Van Buren was nominated for Vice-President, receiving 208 votes to 26 for Richard M. Johnson and 49 for Philip P. Barbour. No platform of principles was adopted, nor was an address issued by the convention to the people, but a resolution was passed declaring that “in place of a general address from this body” the delegations should address their respective constituents on the political issues of the day.
Never were two candidates presented for the first office of the nation who so widely differed in their chief qualities. Jackson was a clear-headed man of rugged intellect, of inflexible purpose, a relentless opponent and a devoted friend, while Clay was the most magnetic of all the popular leaders this country has ever produced. No one before or since Clay’s time has approached him in that peculiar quality but James G. Blaine. The hero-worship of Jackson was earnest and always aggressive when summoned to battle, but Clay was beloved and idolized beyond that accorded to any leader of any party in the history of the Republic. He was a most brilliant orator, imposing in presence and gifted in every grace that attracted the multitude, and he was imperious as Cæsar in his leadership. His friends battled for him with matchless enthusiasm, but Jackson was so strongly entrenched in the confidence of the masses that he won an easy victory over the Sage of Ashland.

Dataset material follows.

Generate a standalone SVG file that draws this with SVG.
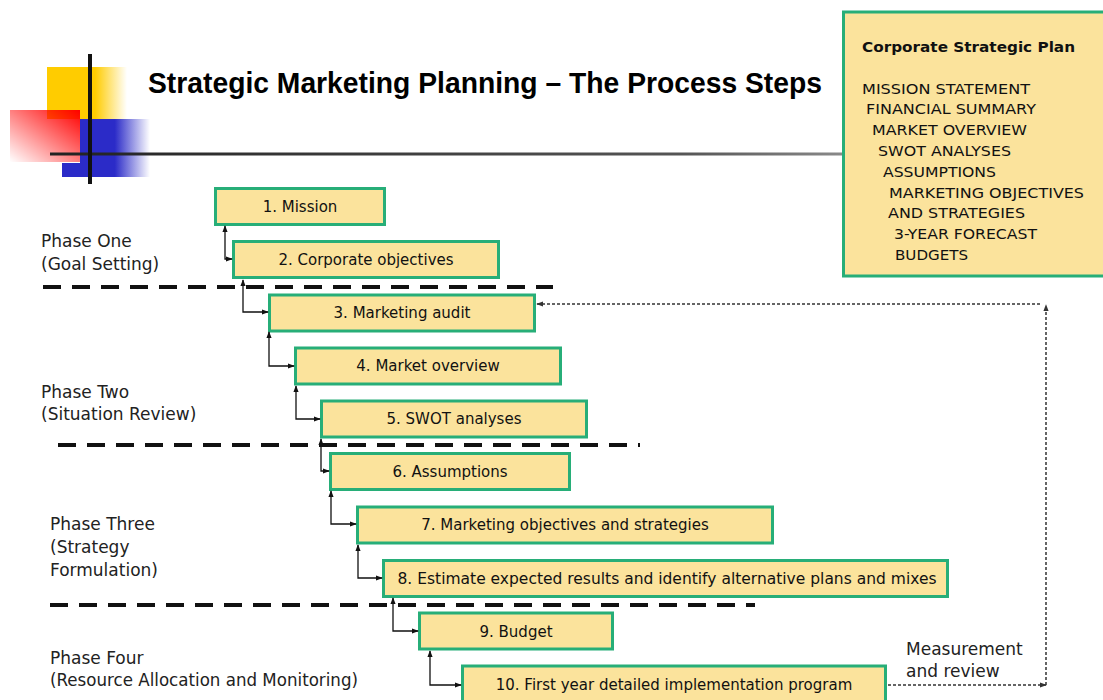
<svg xmlns="http://www.w3.org/2000/svg" width="1103" height="700" viewBox="0 0 1103 700">
  <defs>
    <linearGradient id="gYellow" x1="0" y1="0" x2="1" y2="0">
      <stop offset="0" stop-color="#FFCC00"/>
      <stop offset="0.6" stop-color="#FFCC00"/>
      <stop offset="1" stop-color="#FFCC00" stop-opacity="0"/>
    </linearGradient>
    <linearGradient id="gBlue" x1="62" y1="0" x2="150" y2="0" gradientUnits="userSpaceOnUse">
      <stop offset="0" stop-color="#2B2BC8"/>
      <stop offset="0.6" stop-color="#2B2BC8"/>
      <stop offset="1" stop-color="#2B2BC8" stop-opacity="0"/>
    </linearGradient>
    <linearGradient id="gRed" x1="1" y1="0" x2="0" y2="1">
      <stop offset="0" stop-color="#FF0000"/>
      <stop offset="1" stop-color="#FF0000" stop-opacity="0"/>
    </linearGradient>
    <linearGradient id="gRule" x1="50" y1="0" x2="1103" y2="0" gradientUnits="userSpaceOnUse">
      <stop offset="0" stop-color="#222"/>
      <stop offset="0.6" stop-color="#555"/>
      <stop offset="1" stop-color="#ddd"/>
    </linearGradient>
    <marker id="ah" viewBox="0 0 8 8" refX="7" refY="4" markerWidth="7" markerHeight="7" markerUnits="userSpaceOnUse" orient="auto-start-reverse">
      <path d="M0,1 L8,4 L0,7 Z" fill="#111"/>
    </marker>
    <marker id="ahd" viewBox="0 0 8 8" refX="7" refY="4" markerWidth="7" markerHeight="7" markerUnits="userSpaceOnUse" orient="auto-start-reverse">
      <path d="M0,1 L8,4 L0,7 Z" fill="#333"/>
    </marker>
  </defs>
  <style>
    .box { fill: #FBE39C; stroke: #27AE78; stroke-width: 3; }
    .lbl { font-family: "DejaVu Sans", "Liberation Sans", sans-serif; font-size: 15px; fill: #111; text-anchor: middle; }
    .phase { font-family: "DejaVu Sans", "Liberation Sans", sans-serif; font-size: 17px; fill: #222; }
    .plan { font-family: "DejaVu Sans", "Liberation Sans", sans-serif; font-size: 13.5px; fill: #111; }
    .sep { stroke: #111; stroke-width: 4; stroke-dasharray: 18 11; fill: none; }
    .link { stroke: #111; stroke-width: 1.3; fill: none; marker-start: url(#ah); marker-end: url(#ah); }
    .fb { stroke: #333; stroke-width: 1.5; stroke-dasharray: 3 2; fill: none; marker-end: url(#ahd); }
  </style>

  <rect width="1103" height="700" fill="#fff"/>

  <!-- Corner logo -->
  <g id="logo">
    <rect x="47" y="67" width="80" height="52" fill="url(#gYellow)"/>
    <path d="M80,119 H150 V177 H62 V163 H80 Z" fill="url(#gBlue)"/>
    <rect x="10" y="110" width="70" height="52" fill="url(#gRed)"/>
    <rect x="50" y="152.5" width="1053" height="3" fill="url(#gRule)"/>
    <rect x="88" y="54" width="4" height="130" fill="#111"/>
  </g>

  <g id="title">
    <text x="148" y="93" font-family="'Liberation Sans', Arial, sans-serif" font-weight="bold" font-size="29" fill="#000" textLength="674" lengthAdjust="spacingAndGlyphs">Strategic Marketing Planning – The Process Steps</text>
  </g>

  <!-- Corporate Strategic Plan summary -->
  <g id="corporate-plan">
    <rect class="box" x="843.5" y="12" width="265" height="264"/>
    <text x="862" y="52" font-family="'DejaVu Sans', sans-serif" font-weight="bold" font-size="14" fill="#111" textLength="213" lengthAdjust="spacingAndGlyphs">Corporate Strategic Plan</text>
    <text class="plan" x="862" y="94" textLength="168" lengthAdjust="spacingAndGlyphs">MISSION STATEMENT</text>
    <text class="plan" x="866" y="114" textLength="170" lengthAdjust="spacingAndGlyphs">FINANCIAL SUMMARY</text>
    <text class="plan" x="872" y="135" textLength="155" lengthAdjust="spacingAndGlyphs">MARKET OVERVIEW</text>
    <text class="plan" x="878" y="156" textLength="133" lengthAdjust="spacingAndGlyphs">SWOT ANALYSES</text>
    <text class="plan" x="883" y="177" textLength="113" lengthAdjust="spacingAndGlyphs">ASSUMPTIONS</text>
    <text class="plan" x="889" y="198" textLength="195" lengthAdjust="spacingAndGlyphs">MARKETING OBJECTIVES</text>
    <text class="plan" x="888" y="218" textLength="137" lengthAdjust="spacingAndGlyphs">AND STRATEGIES</text>
    <text class="plan" x="894" y="239" textLength="143" lengthAdjust="spacingAndGlyphs">3-YEAR FORECAST</text>
    <text class="plan" x="895" y="260" textLength="73" lengthAdjust="spacingAndGlyphs">BUDGETS</text>
  </g>

  <!-- Phase labels -->
  <g id="phase-one">
    <text class="phase" x="41" y="247">Phase One</text>
    <text class="phase" x="41" y="270">(Goal Setting)</text>
  </g>
  <g id="phase-two">
    <text class="phase" x="41" y="398">Phase Two</text>
    <text class="phase" x="41" y="420">(Situation Review)</text>
  </g>
  <g id="phase-three">
    <text class="phase" x="50" y="530">Phase Three</text>
    <text class="phase" x="50" y="553">(Strategy</text>
    <text class="phase" x="50" y="576">Formulation)</text>
  </g>
  <g id="phase-four">
    <text class="phase" x="50" y="664">Phase Four</text>
    <text class="phase" x="50" y="686" textLength="308" lengthAdjust="spacingAndGlyphs">(Resource Allocation and Monitoring)</text>
  </g>

  <!-- Phase separators -->
  <g id="separators">
    <line class="sep" x1="43" y1="287" x2="553" y2="287"/>
    <line class="sep" x1="58" y1="445" x2="640" y2="445"/>
    <line class="sep" x1="50" y1="605" x2="755" y2="605"/>
  </g>

  <!-- Process steps -->
  <g id="step1">
    <rect class="box" x="215.5" y="188.5" width="169" height="36"/>
    <text class="lbl" x="300" y="212">1. Mission</text>
  </g>
  <g id="step2">
    <rect class="box" x="233.5" y="241.5" width="265" height="36"/>
    <text class="lbl" x="366" y="265">2. Corporate objectives</text>
  </g>
  <g id="step3">
    <rect class="box" x="269.5" y="295" width="265" height="36"/>
    <text class="lbl" x="402" y="318">3. Marketing audit</text>
  </g>
  <g id="step4">
    <rect class="box" x="295.5" y="348" width="265" height="36"/>
    <text class="lbl" x="428" y="371">4. Market overview</text>
  </g>
  <g id="step5">
    <rect class="box" x="321.5" y="401" width="265" height="36"/>
    <text class="lbl" x="454" y="424">5. SWOT analyses</text>
  </g>
  <g id="step6">
    <rect class="box" x="330.5" y="453.5" width="239" height="36"/>
    <text class="lbl" x="450" y="477">6. Assumptions</text>
  </g>
  <g id="step7">
    <rect class="box" x="357.5" y="507" width="415" height="36"/>
    <text class="lbl" x="565" y="530">7. Marketing objectives and strategies</text>
  </g>
  <g id="step8">
    <rect class="box" x="383.5" y="560.5" width="564" height="36"/>
    <text class="lbl" x="667" y="584" textLength="539" lengthAdjust="spacingAndGlyphs">8. Estimate expected results and identify alternative plans and mixes</text>
  </g>
  <g id="step9">
    <rect class="box" x="419.5" y="613" width="193" height="36"/>
    <text class="lbl" x="516" y="637">9. Budget</text>
  </g>
  <g id="step10">
    <rect class="box" x="462.5" y="666" width="423" height="38"/>
    <text class="lbl" x="674" y="690">10. First year detailed implementation program</text>
  </g>

  <g id="feedback-label">
    <text class="phase" x="906" y="655">Measurement</text>
    <text class="phase" x="906" y="677">and review</text>
  </g>

  <!-- Connectors -->
  <g id="connectors">
    <path class="link" d="M225,226 V259 H232"/>
    <path class="link" d="M243,280 V312 H268"/>
    <path class="link" d="M269,332 V366 H294"/>
    <path class="link" d="M296,386 V419 H320"/>
    <path class="link" d="M321,439 V471 H329"/>
    <path class="link" d="M331,491 V524 H356"/>
    <path class="link" d="M358,545 V578 H382"/>
    <path class="link" d="M393,598 V631 H418"/>
    <path class="link" d="M430,651 V685 H461"/>
    <path class="fb" d="M888,685 H1046"/>
    <path class="fb" d="M1046,685 V305"/>
    <path class="fb" d="M1040,304 H537"/>
  </g>
</svg>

The contest was one of unusual violence and defamation, and it was doubtless aggravated by the personal enmity that existed between Jackson and Clay. The veto of the bill rechartering the Bank of the United States had greatly disturbed financial circles, and it was believed in the early part of the struggle that the financial and business interests of the country would endanger Jackson’s success, but the popular prejudice against banks in that day was so great that Jackson largely profited by the open opposition of his former supporters who were interested in maintaining a national financial institution. The anti-Masonic electoral ticket was adopted by the National Republicans in several of the States, and it is specially shown in the popular vote of Vermont, where Clay appears to have carried the State, and yet the electoral vote was given to William Wirt, the anti-Masonic candidate. Had it been possible for the electoral vote of that State to elect Clay President, it would have been cast for him.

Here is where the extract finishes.